Understanding Bluetooth LE Advertising

There’s a new video of the Nordic Semiconductor webinar on Everything you need to know about Bluetooth LE advertising. It covers the basics of Bluetooth LE including advertising and data formats. It explains how to use the nRF Connect SDK API and provides a demo. It also shows how to use nRF Sniffer to examine Bluetooth LE data packets.

Bluetooth LE Advertising Channels

The presentation and Q&A are also available.

The video mentions advertising extensions. These are only in Bluetooth 5. Most current devices only support Bluetooth 4.2 legacy advertising. Growth in numbers Bluetooth 5 devices has been limited due to the non-compatibility with the majority of smartphones.
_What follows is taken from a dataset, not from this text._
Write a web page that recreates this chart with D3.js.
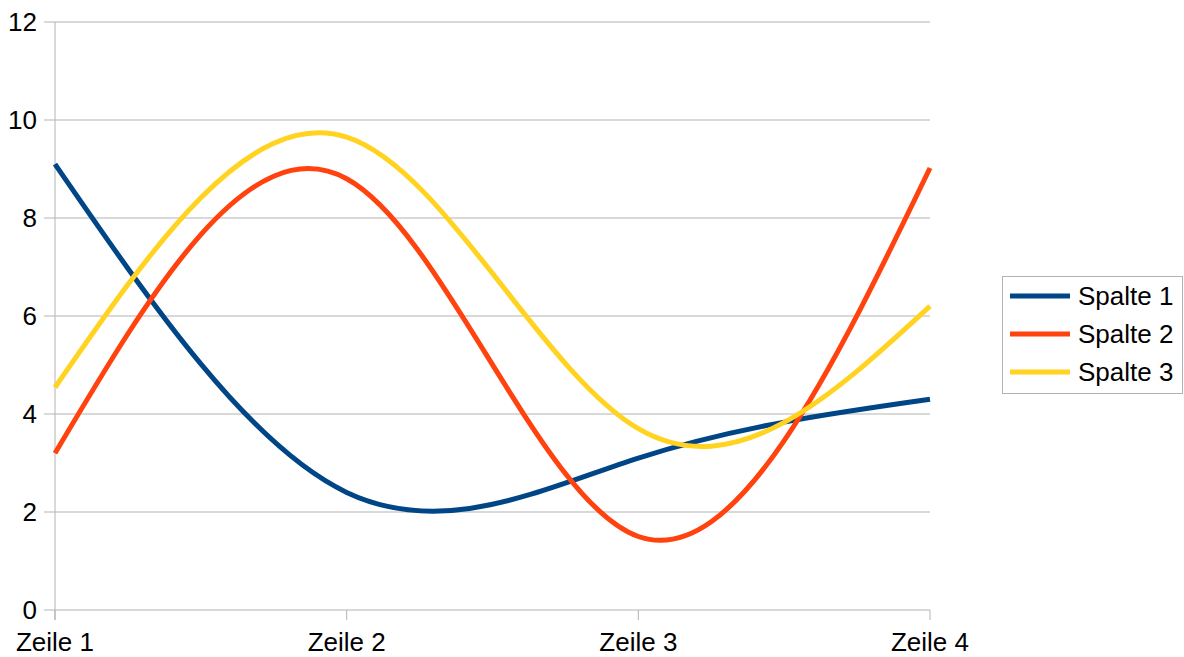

It’s for this reason that devices that are Bluetooth 5 usually communicate using, backward compatible, legacy advertising. Extended advertising is also an optional feature of Bluetooth 5.

Developing for Bluetooth LE

If you are developing code for Bluetooth LE, a great place to start is the GitHub bluetooth-low-energy topic.

GitHub currently lists 877 public repositories that cover every operating system. This includes programming with Java, Javascript, C, Python, C++, Swift, Kotlin, C# and Objective-C.

In many cases it’s best to use the repositories to see how to do things rather than use the libraries themselves. Most, but not all, libraries are thin layers over operating system APIs. Most libraries don’t get updated and it’s otherwise easy to later get trapped into dependencies you don’t need, particular ways of working or old ways of using the underlying OS.

App cross platform frameworks are another source of problems when programming Bluetooth LE. They also aren’t updated often nor provide optimal Bluetooth APIs. If you wish to ease Bluetooth LE development and retain flexibility for future changes then use the native programming languages and libraries.